Читаем без скачивания Грезы президента. Из личных дневников академика С. И. Вавилова - Андрей Васильевич Андреев
Шрифт:
Интервал:
Закладка:
18 июля 1939 г. Вавилов посвящает целую философскую запись теме «поддержания оптимизма у сознающего». Проблему эту Вавилов пытается решить не только теоретически (например, в записи от 11 апреля 1940 г.), но и вполне практически – в применении к самому себе. «Голова совсем пустая, мозговые колеса ни за что не зацепляются.

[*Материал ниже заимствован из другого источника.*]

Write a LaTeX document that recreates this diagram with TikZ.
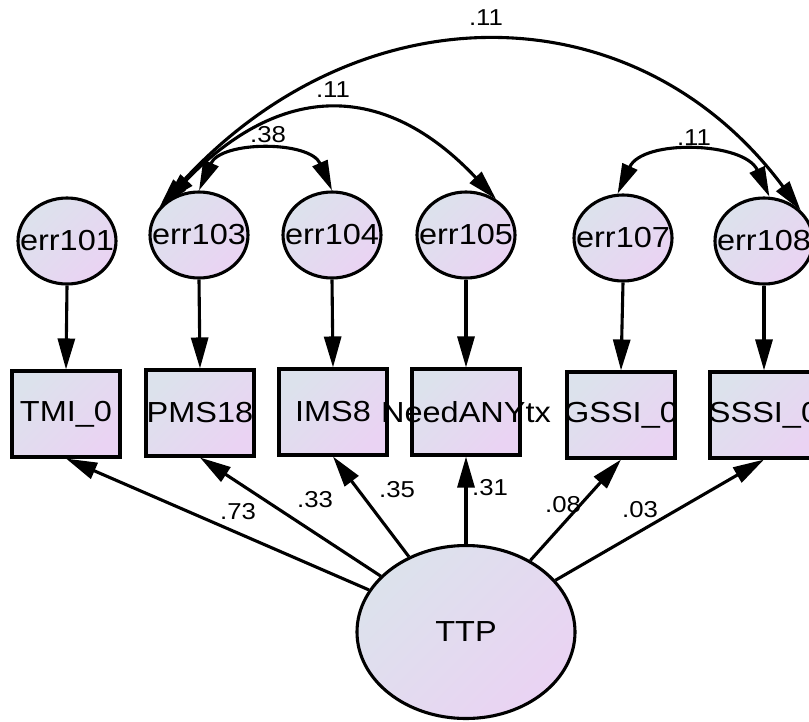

А между тем это необходимо, чтобы выбраться из беспросветного пессимизма, апатии, автоматизма и безразличия…» (15 марта 1940). «Прострация, паралич и безнадежность. ‹…› // А на самом деле следовало бы все это сбросить и жить по-настоящему до конца. Так было бы лучше и для других и для себя…» (23 марта 1941). Самоуговаривание мало помогает: «Сознание доходит до саморазложения, и нужен какой-то опиум для возвращения его на нормальный уровень „житейских интересов“…» (16 апреля 1941); «Для жизни нужен какой-то искусственный допинг, иначе не знаю, как я ее дотяну. Не за что зацепиться» (16 января 1942). Тем не менее мечта остается: «Встрепенуться бы и прожить последние годы жизни так, чтобы было радостно и нужно другим» (31 декабря 1941), «Нужна какая-то большая радость. Иначе не знаю, как быть и как доживать» (26 февраля 1943), «Хотелось бы ‹…› небольшой радости…» (22 ноября 1944), «Как я мечтаю о ‹…› радости…» (28 октября 1945), «Хочется большой радости. Спокойствия, уверенности…» (1 мая 1946), «В окно зелень лип, освещенных солнцем, и мечта о хорошем настроении» (17 июля 1946), «Как хотелось бы написать хотя бы одну веселую страницу!» (18 августа 1946), «…Грань пессимизма? Но, может быть, из нее скачок в самый радостный оптимизм?» (30 декабря 1947), «…надо встряхнуться и поглядеть на все совсем иначе, чем до сих пор» (20 февраля 1948), «Надо смотреть только в будущее» (14 марта 1948), «Нужен какой-то творческий и человеческий подъем» (1 августа 1948), «Для творчества, науки, мысли почти ничего не остается. Пытаюсь думать о таких хороших вещах, засыпая, но ничего не выходит. Усталость берет свое» (19 декабря 1948), «Как же сделать так, чтобы жить, радоваться» (3 июля 1949), «Нужны отвлекающие очень большие мысли и дела» (27 июля 1949), «…Как хочется душевного покоя» (11 августа 1949), «Как хочется душевного спокойствия!» (11 сентября 1949), «Хочется свободно, спокойно, широко вздохнуть…» (30 декабря 1949).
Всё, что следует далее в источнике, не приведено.